Question

If \( 8x^2 - 2kx + k = 0 \) is a quadratic equation in x, such that one of its roots is p times the other, and p, k are positive real numbers, then k equals

• A. \( (p + \frac{1}{p}) \)
• B. \( (\sqrt{p} + \frac{1}{\sqrt{p}})^2 \)
• C. \( 2(p + \frac{1}{p}) \)
• D. \( 2(\sqrt{p} + \frac{1}{\sqrt{p}})^2 \)

Hint:

When solving for a parameter in a quadratic equation based on a relationship between roots, the standard procedure is to use Vieta's formulas to create a system of equations and then eliminate the root variables to solve for the parameter.

Answer 1

The Correct Option is D

Step 1: Understanding the Concept:
This problem relates the coefficients of a quadratic equation to its roots using Vieta's formulas (sum and product of roots). We are given a relationship between the two roots, which allows us to solve for the coefficient k.
Step 2: Key Formula or Approach:
For a quadratic equation \( ax^2 + bx + c = 0 \) with roots \( \alpha \) and \( \beta \):

Sum of roots: \( \alpha + \beta = -b/a \)
Product of roots: \( \alpha \beta = c/a \)
Step 3: Detailed Explanation:
The given equation is \( 8x^2 - 2kx + k = 0 \). Let the roots be \( \alpha \) and \( \beta \). We are given that \( \beta = p \alpha \). Using Vieta's formulas:

Sum of roots: \[ \alpha + \beta = \alpha + p\alpha = \alpha(1+p) = -\frac{-2k}{8} = \frac{k}{4} \] \[ \alpha(1+p) = \frac{k}{4} \quad \text{(Equation 1)} \]
Product of roots: \[ \alpha \beta = \alpha(p\alpha) = p\alpha^2 = \frac{k}{8} \quad \text{(Equation 2)} \]
We have a system of two equations with two unknowns (\(\alpha\) and k). We want to find k.
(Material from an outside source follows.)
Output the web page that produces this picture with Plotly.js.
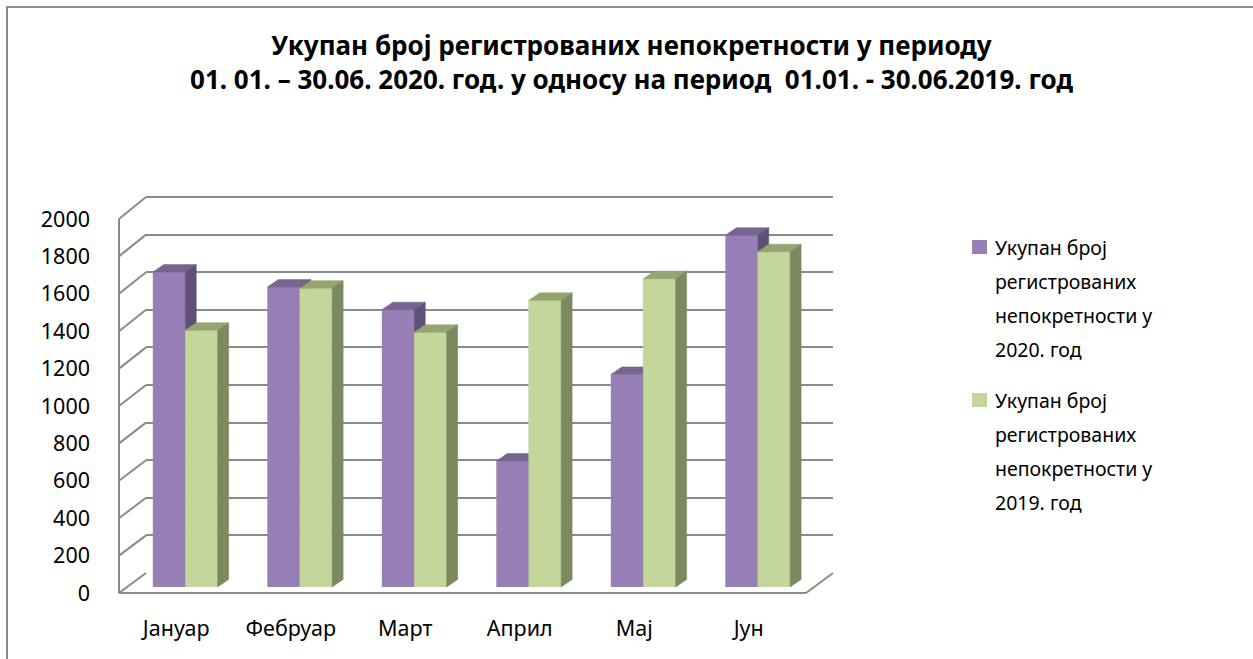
<!DOCTYPE html>
<html>
<head>
<meta charset="utf-8">
<script src="https://cdn.plot.ly/plotly-3.0.1.min.js"></script>
<style>html,body{margin:0;padding:0;background:#fff;}#chart{width:1253px;height:659px;}</style>
</head>
<body>
<div id="chart"></div>
<script>
// ---- data ----
const categories = ['Јануар', 'Фебруар', 'Март', 'Април', 'Мај', 'Јун'];
const values2020 = [1684, 1604, 1483, 674, 1137, 1881];
const values2019 = [1373, 1598, 1362, 1533, 1649, 1793];
const yTicks = [0, 200, 400, 600, 800, 1000, 1200, 1400, 1600, 1800, 2000];
const seriesNames = [
  ['Укупан број', 'регистрованих', 'непокретности у', '2020. год'],
  ['Укупан број', 'регистрованих', 'непокретности у', '2019. год']
];
const titleLines = ['Укупан број регистрованих непокретности у периоду',
  '01. 01. – 30.06. 2020. год. у односу на период  01.01. - 30.06.2019. год'];

// ---- geometry (pixels) ----
const W = 1253, H = 659;
const px = x => x / W, py = y => 1 - y / H;
const FRONT = {x0: 119, x1: 806, y0: 593, y1: 219};
const BACK = {x0: 146, x1: 833, y0: 573, y1: 197};
const BARP = {x0: 128, x1: 815, y0: 587, y1: 213};
const YMAX = 2000, RMAX = 2030;           // axis range slightly above top tick
const barW = 0.283;                       // bar width in category units
const unitPx = (BARP.x1 - BARP.x0) / categories.length;
const depthX = 11 / unitPx;
const depthY = 7.5 / ((BARP.y0 - BARP.y1) / YMAX);

const purple = {front: '#977EB5', top: '#76658F', side: '#5F5078'};
const green = {front: '#C3D69B', top: '#94A56F', side: '#7B8A5E'};
const gridCol = '#8A8A8A';
const FONT = 'Noto Sans, Open Sans, DejaVu Sans, sans-serif';

const idx = categories.map((_, i) => i);
const yDom = P => [py(P.y0), py(P.y0 - (P.y0 - P.y1) * RMAX / YMAX)];

function poly(fn, vals, off) {
  const xs = [], ys = [];
  vals.forEach((v, i) => {
    const p = fn(i + off, v);
    p.forEach(q => { xs.push(q[0]); ys.push(q[1]); });
    xs.push(p[0][0]); ys.push(p[0][1]);
    xs.push(null); ys.push(null);
  });
  return {xs, ys};
}
const frontFn = (x, v) => [[x, 0], [x, v], [x + barW, v], [x + barW, 0]];
const topFn = (x, v) => [[x, v], [x + barW, v], [x + barW + depthX, v + depthY], [x + depthX, v + depthY]];
const sideFn = (x, v) => [[x + barW, 0], [x + barW, v], [x + barW + depthX, v + depthY], [x + barW + depthX, depthY]];

function face(fn, vals, off, col) {
  const p = poly(fn, vals, off);
  return {type: 'scatter', x: p.xs, y: p.ys, xaxis: 'x3', yaxis: 'y3', mode: 'lines',
    line: {color: col, width: 0.5}, fill: 'toself', fillcolor: col,
    hoverinfo: 'skip', showlegend: false};
}

const traces = [
  // front axes and back wall need a trace each to exist
  {type: 'scatter', x: [0], y: [0], xaxis: 'x', yaxis: 'y', mode: 'markers',
   marker: {opacity: 0}, showlegend: false, hoverinfo: 'skip'},
  {type: 'scatter', x: [0], y: [0], xaxis: 'x2', yaxis: 'y2', mode: 'markers',
   marker: {opacity: 0}, showlegend: false, hoverinfo: 'skip'},
  {type: 'bar', x: idx, y: values2020, width: barW, offset: -barW, xaxis: 'x3', yaxis: 'y3',
   marker: {color: purple.front}, name: seriesNames[0].join(' '), showlegend: false},
  {type: 'bar', x: idx, y: values2019, width: barW, offset: 0, xaxis: 'x3', yaxis: 'y3',
   marker: {color: green.front}, name: seriesNames[1].join(' '), showlegend: false},
  face(topFn, values2020, -barW, purple.top),
  face(sideFn, values2020, -barW, purple.side),
  face(frontFn, values2019, 0, green.front),
  face(topFn, values2019, 0, green.top),
  face(sideFn, values2019, 0, green.side)
];

// ---- walls ----
const shapes = [];
const yF = v => py(FRONT.y0 - (FRONT.y0 - FRONT.y1) * v / YMAX);
const yB = v => py(BACK.y0 - (BACK.y0 - BACK.y1) * v / YMAX);
yTicks.forEach(v => {
  shapes.push({type: 'line', xref: 'paper', yref: 'paper', x0: px(FRONT.x0), y0: yF(v),
    x1: px(BACK.x0), y1: yB(v), line: {color: gridCol, width: 2}, layer: 'below'});
});
shapes.push({type: 'line', xref: 'paper', yref: 'paper', x0: px(FRONT.x1), y0: yF(0),
  x1: px(BACK.x1), y1: yB(0), line: {color: gridCol, width: 2}, layer: 'below'});
// front wall edges
shapes.push({type: 'line', xref: 'paper', yref: 'paper', x0: px(FRONT.x0), y0: yF(0),
  x1: px(FRONT.x0), y1: yF(YMAX), line: {color: gridCol, width: 2}, layer: 'below'});
shapes.push({type: 'line', xref: 'paper', yref: 'paper', x0: px(FRONT.x0), y0: yF(0),
  x1: px(FRONT.x1), y1: yF(0), line: {color: gridCol, width: 2}, layer: 'below'});
// outer chart border
shapes.push({type: 'rect', xref: 'paper', yref: 'paper', x0: px(7), y0: py(7), x1: 1.05, y1: -0.05,
  line: {color: '#8C8C8C', width: 2}, fillcolor: 'rgba(0,0,0,0)', layer: 'below'});

// ---- legend built from series names ----
const legendCols = [purple.front, green.front];
const annotations = [];
const legTop = [247, 400];
const lineStep = 34;
seriesNames.forEach((lines, s) => {
  shapes.push({type: 'rect', xref: 'paper', yref: 'paper', x0: px(972), x1: px(987),
    y0: py(legTop[s] - 7), y1: py(legTop[s] + 7), line: {width: 0}, fillcolor: legendCols[s]});
  lines.forEach((t, k) => {
    annotations.push({xref: 'paper', yref: 'paper', x: px(993), y: py(legTop[s] + k * lineStep),
      xanchor: 'left', yanchor: 'middle', text: t, showarrow: false,
      font: {family: FONT, size: 19.5, color: '#000'}});
  });
});

const layout = {
  width: W, height: H,
  margin: {l: 0, r: 0, t: 0, b: 0},
  paper_bgcolor: '#fff', plot_bgcolor: 'rgba(0,0,0,0)',
  showlegend: false,
  title: {text: titleLines.join('<br>'), x: 0.504, xanchor: 'center', y: py(55), yanchor: 'top',
    font: {family: FONT, size: 26, color: '#000', weight: 'bold'}},
  font: {family: FONT, size: 21, color: '#000'},
  xaxis: {domain: [px(FRONT.x0), px(FRONT.x1)], range: [-0.5, categories.length - 0.5], anchor: 'y',
    tickvals: idx, ticktext: categories, showgrid: false, zeroline: false, showline: false,
    ticks: '', ticklabelstandoff: 20, fixedrange: true,
    tickfont: {family: FONT, size: 21.5}},
  yaxis: {domain: yDom(FRONT), range: [0, RMAX], anchor: 'x',
    tickvals: yTicks, showgrid: false, zeroline: false, showline: false,
    ticks: '', ticklabelstandoff: 28, fixedrange: true,
    tickfont: {family: FONT, size: 21.5}},
  xaxis2: {domain: [px(BACK.x0), px(BACK.x1)], range: [-0.5, categories.length - 0.5], anchor: 'y2',
    visible: false, fixedrange: true},
  yaxis2: {domain: yDom(BACK), range: [0, RMAX], anchor: 'x2',
    tickvals: yTicks, showgrid: true, gridcolor: gridCol, gridwidth: 2, zeroline: false,
    showticklabels: false, ticks: '', showline: false, fixedrange: true},
  xaxis3: {domain: [px(BARP.x0), px(BARP.x1)], range: [-0.5, categories.length - 0.5], anchor: 'y3',
    visible: false, fixedrange: true},
  yaxis3: {domain: yDom(BARP), range: [0, RMAX], anchor: 'x3',
    visible: false, fixedrange: true},
  barmode: 'overlay',
  shapes: shapes,
  annotations: annotations
};

Plotly.newPlot('chart', traces, layout, {staticPlot: true, displayModeBar: false});
</script>
</body>
</html>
From Equation 1, we can express \( \alpha \) in terms of k: \[ \alpha = \frac{k}{4(1+p)} \] Now substitute this expression for \( \alpha \) into Equation 2: \[ p \left( \frac{k}{4(1+p)} \right)^2 = \frac{k}{8} \] \[ p \frac{k^2}{16(1+p)^2} = \frac{k}{8} \] Since k is a positive real number, \( k \neq 0 \), so we can divide both sides by k: \[ p \frac{k}{16(1+p)^2} = \frac{1}{8} \] Now, solve for k: \[ k = \frac{16(1+p)^2}{8p} = \frac{2(1+p)^2}{p} \] This is a correct expression for k, but it doesn't match the form of the options. We need to manipulate it algebraically. \[ k = \frac{2(1^2 + 2p + p^2)}{p} = 2 \left( \frac{1}{p} + \frac{2p}{p} + \frac{p^2}{p} \right) = 2 \left( \frac{1}{p} + 2 + p \right) \] Now let's expand the expression in option (4): \[ 2 \left( \sqrt{p} + \frac{1}{\sqrt{p}} \right)^2 = 2 \left( (\sqrt{p})^2 + 2(\sqrt{p})\left(\frac{1}{\sqrt{p}}\right) + \left(\frac{1}{\sqrt{p}}\right)^2 \right) \] \[ = 2 \left( p + 2 + \frac{1}{p} \right) \] This matches our derived expression for k.
Step 4: Final Answer:
The value of k is \( 2(\sqrt{p} + \frac{1}{\sqrt{p}})^2 \).